46-48 Then Peter said, “Do I hear any objections to baptizing these friends with water? They’ve received the Holy Spirit exactly as we did.” Hearing no objections, he ordered that they be baptized in the name of Jesus Christ.

Then they asked Peter to stay on for a few days.

With the evidence of the universality of Christ right in front of them, they acted in one accord to acknowledge the work of the Holy Spirit and confirm it with baptism in the name of Jesus. The “mine” became “ours.”

If only we could adopt that same perspective! Our bitter division, our denominationalism, our thinking that “my doctrine is better than your doctrine”…all of this surely grieves the Holy Spirit, who calls us to be one in Christ.

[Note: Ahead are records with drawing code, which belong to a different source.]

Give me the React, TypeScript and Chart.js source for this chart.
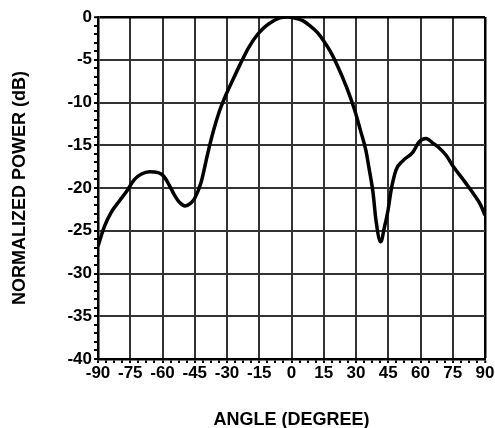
import React, { useEffect, useRef } from "react";
import { Chart, registerables } from "chart.js";

Chart.register(...registerables);

const angles = [
  -90, -87, -84, -80, -77, -73, -70, -66, -62, -59.5, -57, -54.5, -52, -49.5, -47, -45,
  -42, -39, -36.4, -33.5, -31, -27, -24, -20, -16, -13, -10, -5.4, -2, 1, 5, 8.5, 12,
  15, 18, 21, 25.6, 29.4, 32, 34.6, 36, 37.9, 39.3, 41.5, 43.3, 44.9, 46.3, 48.6, 51.9,
  56.5, 59.3, 62.6, 66, 68.2, 72, 75, 81, 85.8, 88, 90,
];
const power = [
  -26.8, -24.5, -22.9, -21.5, -20.5, -19.0, -18.4, -18.1, -18.2, -18.6, -19.6, -20.8, -21.7, -22.1, -21.8, -21.2,
  -19.3, -16.0, -13.4, -11.0, -9.4, -7.2, -5.6, -3.6, -2.1, -1.3, -0.7, -0.1, 0, -0.1, -0.4, -1.0, -1.8,
  -2.8, -4.0, -5.5, -8.2, -10.9, -13.2, -15.6, -17.6, -20.5, -23.8, -26.3, -24.5, -22.6, -20.3, -17.9, -16.8,
  -15.8, -14.6, -14.2, -14.8, -15.2, -16.2, -17.4, -19.4, -21.1, -22.0, -23.2,
];

const xTickStep = 3.75;
const xLabelStep = 15;
const yTickStep = 1;
const yLabelStep = 5;
const xTitle = "ANGLE (DEGREE)";
const yTitle = "NORMALIZED POWER (dB)";

const isMult = (v: number, m: number) => Math.abs(v / m - Math.round(v / m)) < 1e-6;

export default function App() {
  const ref = useRef<HTMLCanvasElement>(null);
  useEffect(() => {
    if (!ref.current) return;
    const font = "'Liberation Sans', Arial, Helvetica, sans-serif";
    const gridColor = (ctx: any, m: number, edge: number) => {
      const v = ctx.tick?.value;
      if (v === undefined || !isMult(v, m)) return "rgba(0,0,0,0)";
      return v === edge ? "#000" : "#333";
    };
    const chart = new Chart(ref.current, {
      type: "line",
      data: {
        datasets: [
          {
            data: angles.map((a, i) => ({ x: a, y: power[i] })),
            borderColor: "#000",
            borderWidth: 3.5,
            pointRadius: 0,
            cubicInterpolationMode: "monotone",
            fill: false,
          },
        ],
      },
      options: {
        animation: false,
        responsive: false,
        layout: { padding: { top: 17, right: 10, left: 0, bottom: 0 } },
        plugins: { legend: { display: false }, tooltip: { enabled: false } },
        scales: {
          x: {
            type: "linear",
            min: -90,
            max: 90,
            afterFit: (s: any) => {
              s.height = 69;
            },
            afterBuildTicks: (s: any) => {
              const t = [];
              for (let v = -90; v <= 90 + 1e-9; v += xTickStep) t.push({ value: Math.round(v * 100) / 100 });
              s.ticks = t;
            },
            ticks: {
              autoSkip: false,
              maxRotation: 0,
              padding: 0,
              color: "#000",
              font: { family: font, size: 17, weight: "bold" },
              callback: (v: any) => (isMult(Number(v), xLabelStep) ? String(v) : ""),
            },
            grid: {
              color: (ctx: any) => gridColor(ctx, xLabelStep, 90),
              lineWidth: (ctx: any) => (ctx.tick?.value === 90 ? 2.5 : 2),
              tickColor: "#000",
              tickLength: 4,
              tickWidth: 2,
            },
            border: { color: "#000", width: 2.5 },
            title: {
              display: true,
              text: xTitle,
              color: "#000",
              font: { family: font, size: 18, weight: "bold", lineHeight: 0.9 },
              padding: { top: 0, bottom: 0 },
            },
          },
          y: {
            type: "linear",
            min: -40,
            max: 0,
            afterFit: (s: any) => {
              s.width = 98;
            },
            afterBuildTicks: (s: any) => {
              const t = [];
              for (let v = -40; v <= 0; v += yTickStep) t.push({ value: v });
              s.ticks = t;
            },
            ticks: {
              autoSkip: false,
              padding: 2,
              color: "#000",
              font: { family: font, size: 17, weight: "bold" },
              callback: (v: any) => (isMult(Number(v), yLabelStep) ? String(v) : ""),
            },
            grid: {
              color: (ctx: any) => gridColor(ctx, yLabelStep, 0),
              lineWidth: (ctx: any) => (ctx.tick?.value === 0 ? 2.5 : 2),
              tickColor: "#000",
              tickLength: 4,
              tickWidth: 2,
            },
            border: { color: "#000", width: 2.5 },
            title: {
              display: true,
              text: yTitle,
              color: "#000",
              font: { family: font, size: 18, weight: "bold" },
              padding: { top: 9, bottom: 0 },
            },
          },
        },
      },
    } as any);
    return () => chart.destroy();
  }, []);
  return (
    <div style={{ position: "fixed", left: 0, top: 0, width: 495, height: 428, background: "#fff" }}>
      <canvas ref={ref} width={495} height={428} style={{ display: "block" }} />
    </div>
  );
}
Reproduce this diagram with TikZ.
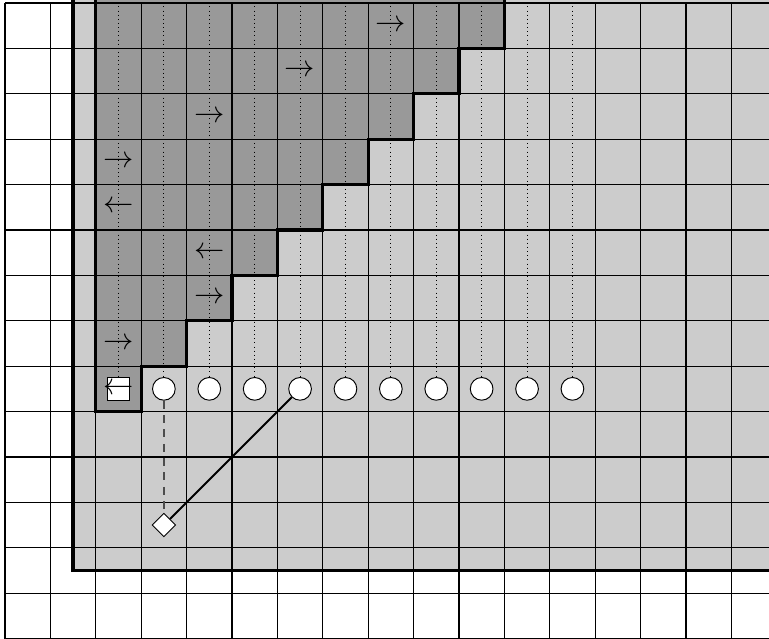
\documentclass[tikz,border=0pt]{standalone}
\usetikzlibrary{shapes.geometric}
\tikzset{
  gridline/.style={line width=0.75pt, black},
  thickline/.style={line width=2pt, black, line join=miter},
  dotline/.style={line width=0.6pt, black, dotted},
  spot/.style={circle, draw=black, line width=0.6pt, fill=white, minimum size=0.5cm, inner sep=0pt},
  boxnode/.style={rectangle, draw=black, line width=0.6pt, fill=white, minimum size=0.5cm, inner sep=0pt},
  gem/.style={diamond, draw=black, line width=0.6pt, fill=white, minimum width=0.52cm, minimum height=0.52cm, inner sep=0pt},
  arr/.style={inner sep=0pt, font=\LARGE, scale=1.1}
}
\definecolor{lightg}{gray}{0.80}
\definecolor{darkg}{gray}{0.60}
\begin{document}
\begin{tikzpicture}
\useasboundingbox (-0.11,0.066) rectangle (16.83,-14.0);
\clip (-0.11,0.066) rectangle (16.83,-14.0);
% fills
\fill[lightg] (1.5,0.2) rectangle (17,-12.5);
\fill[darkg] (2,0.2) -- (2,-9) -- (3,-9) -- (3,-8) -- (4,-8) -- (4,-7) -- (5,-7) -- (5,-6)
  -- (6,-6) -- (6,-5) -- (7,-5) -- (7,-4) -- (8,-4) -- (8,-3) -- (9,-3) -- (9,-2)
  -- (10,-2) -- (10,-1) -- (11,-1) -- (11,0.2) -- cycle;
% grid
\draw[gridline] (0,0) grid (17,-14);
% nodes
\node[boxnode] (s) at (2.5,-8.5) {};
\foreach \i in {3,...,12} {
  \node[spot] (c\i) at (\i.5,-8.5) {};
}
\node[gem] (d) at (3.5,-11.5) {};
% dotted lines
\coordinate (t2) at (2.5,0.2);
\draw[dotline] (t2) -- (s.north);
\foreach \i in {3,...,12} {
  \coordinate (t\i) at (\i.5,0.2);
  \draw[dotline] (t\i) -- (c\i.north);
}
% thick outlines
\draw[thickline] (1.5,0.2) -- (1.5,-12.5) -- (17,-12.5);
\draw[thickline] (2,0.2) -- (2,-9) -- (3,-9) -- (3,-8) -- (4,-8) -- (4,-7) -- (5,-7) -- (5,-6)
  -- (6,-6) -- (6,-5) -- (7,-5) -- (7,-4) -- (8,-4) -- (8,-3) -- (9,-3) -- (9,-2)
  -- (10,-2) -- (10,-1) -- (11,-1) -- (11,0.2);
% connectors
\draw[line width=0.8pt, black!70, dash pattern=on 5pt off 4pt] (c3.south) -- (d.north);
\draw[line width=1.2pt, black] (c6) -- (d);
% arrows
\node[arr] (a1) at (8.5,-0.5) {$\rightarrow$};
\node[arr] (a2) at (6.5,-1.5) {$\rightarrow$};
\node[arr] (a3) at (4.5,-2.5) {$\rightarrow$};
\node[arr] (a4) at (2.5,-3.5) {$\rightarrow$};
\node[arr] (a5) at (2.5,-4.5) {$\leftarrow$};
\node[arr] (a6) at (4.5,-5.5) {$\leftarrow$};
\node[arr] (a7) at (4.5,-6.5) {$\rightarrow$};
\node[arr] (a8) at (2.5,-7.5) {$\rightarrow$};
\node[arr] (a9) at (2.5,-8.5) {$\leftarrow$};
\end{tikzpicture}
\end{document}
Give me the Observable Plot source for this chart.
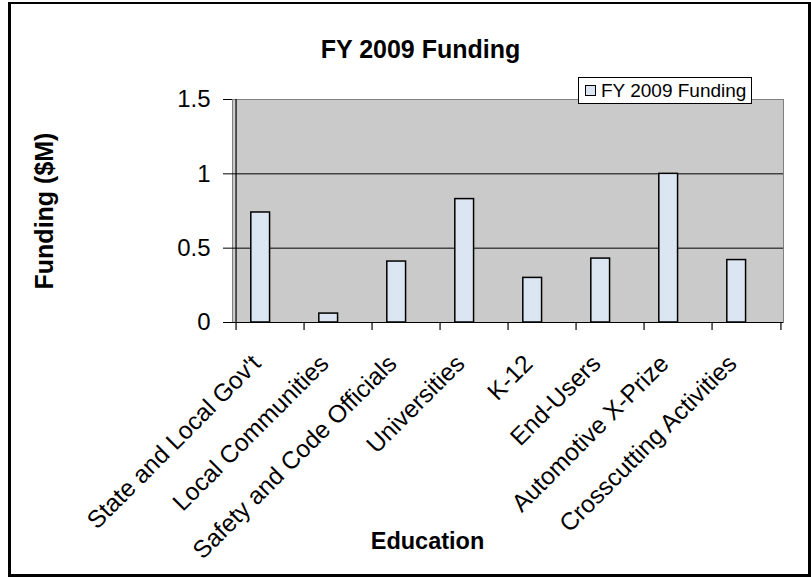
<!DOCTYPE html>
<html><head><meta charset="utf-8">
<script src="https://cdn.jsdelivr.net/npm/d3@7"></script>
<script src="https://cdn.jsdelivr.net/npm/@observablehq/plot@0.6"></script>
<style>
html,body{margin:0;padding:0;background:#fff;overflow:hidden}
#wrap{position:relative;width:811px;height:579px;overflow:hidden;font-family:"Liberation Sans",Arial,sans-serif}
#frame{position:absolute;left:8px;top:2px;width:803px;height:575px;border:3px solid #000;border-top-width:2px;box-sizing:border-box;pointer-events:none}
#legend{position:absolute;left:578px;top:77px;width:174px;height:27px;box-sizing:border-box;border:1px solid #000;background:#fff;font-size:19px;line-height:25px;white-space:nowrap;color:#000}
#legend .sw{display:inline-block;width:9px;height:9px;border:1px solid #000;background:#dce6f2;margin:0 5px 0 6px;vertical-align:1px}
svg{position:absolute;left:0;top:0}
</style>
</head><body>
<div id="wrap"><div id="frame"></div></div>
<script>
const title = "FY 2009 Funding";
const seriesName = "FY 2009 Funding";
const yLabel = "Funding ($M)";
const xLabel = "Education";
const categories = ["State and Local Gov't","Local Communities","Safety and Code Officials","Universities","K-12","End-Users","Automotive X-Prize","Crosscutting Activities"];
const funding = [0.74, 0.06, 0.41, 0.83, 0.30, 0.43, 1.0, 0.42];
const yTicks = [0, 0.5, 1, 1.5];
const gridValues = [0.5, 1];

const data = categories.map((c, i) => ({category: c, funding: funding[i]}));

const W = 811, H = 579, mL = 232, mR = 28, mT = 99, mB = 257;
const bw = (W - mL - mR) / categories.length;
const cx = mL + (W - mL - mR) / 2;

const chart = Plot.plot({
  width: W, height: H,
  marginLeft: mL, marginRight: mR, marginTop: mT, marginBottom: mB,
  style: {fontFamily: "'Liberation Sans', Arial, sans-serif", color: "#000", background: "transparent", overflow: "visible"},
  x: {type: "band", domain: categories, padding: 0, axis: null},
  y: {domain: [0, 1.5], axis: null},
  marks: [
    Plot.frame({fill: "#cacaca", stroke: "#808080"}),
    Plot.ruleY(gridValues, {stroke: "#000", strokeWidth: 1}),
    Plot.barY(data, {x: "category", y: "funding", fill: "#dce6f2", stroke: "#000", strokeWidth: 1.5,
      insetLeft: bw * 0.215, insetRight: bw * 0.5}),
    Plot.ruleY([0], {stroke: "#000", strokeWidth: 1.2}),
    Plot.ruleX([categories[0]], {x: d => d, y1: 0, y2: 1.5, dx: -bw / 2, stroke: "#000", strokeWidth: 1.2}),
    Plot.ruleX(categories, {x: d => d, y1: 0, y2: 0, insetBottom: -8, dx: -bw / 2, stroke: "#000", strokeWidth: 1.2}),
    Plot.ruleX([categories[categories.length - 1]], {x: d => d, y1: 0, y2: 0, insetBottom: -8, dx: bw / 2, stroke: "#000", strokeWidth: 1.2}),
    Plot.axisY({ticks: yTicks, tickSize: 9, tickPadding: 13, fontSize: 24, tickFormat: d => String(d), label: null, stroke: "#000"}),
    Plot.text(categories, {x: d => d, frameAnchor: "bottom", text: d => d, rotate: -45, textAnchor: "end", lineAnchor: "middle", fontSize: 24.5, dx: -14, dy: 37, fill: "#000"}),
    Plot.text([title], {frameAnchor: "top", text: d => d, fontSize: 25, fontWeight: "bold", textAnchor: "middle", lineAnchor: "middle", dx: 420 - cx, dy: -50, fill: "#000"}),
    Plot.text([yLabel], {frameAnchor: "left", text: d => d, fontSize: 25, fontWeight: "bold", rotate: -90, textAnchor: "middle", lineAnchor: "middle", dx: 44 - mL, fill: "#000"}),
    Plot.text([xLabel], {frameAnchor: "bottom", text: d => d, fontSize: 23.5, fontWeight: "bold", textAnchor: "middle", lineAnchor: "middle", dx: 427 - cx, dy: 219, fill: "#000"})
  ]
});
const wrap = document.getElementById("wrap");
wrap.insertBefore(chart, wrap.firstChild);
const leg = document.createElement("div");
leg.id = "legend";
leg.innerHTML = '<span class="sw"></span>' + seriesName;
wrap.appendChild(leg);
</script>
</body></html>
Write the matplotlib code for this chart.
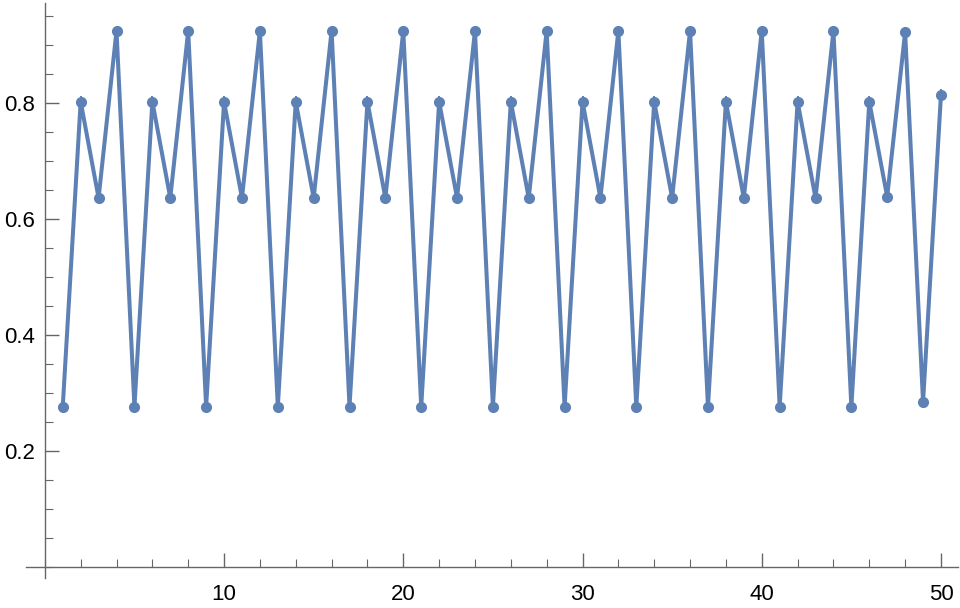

One body. One voice. One heart.

A quote that is attributed to many sources including John Wesley helps us to keep the main thing the main thing: “In essentials, unity. In non-essentials, liberty. And charity in all things.” If we live in a time when we can’t agree on the essentials or the non-essentials, let us at least agree on charity in all things.*

This passage points to the main thing. The Holy Spirit is the transforming power of God and will come upon whomever God chooses to come upon. The outward and visible sign of this is found in baptism, which is a confirmation of the work that God has already done. Jesus instructs us to go into the world and teach and baptize in his name. We can all agree on this.

In the kingdom of God there is no mine or yours…only ours. Go and share him with someone today.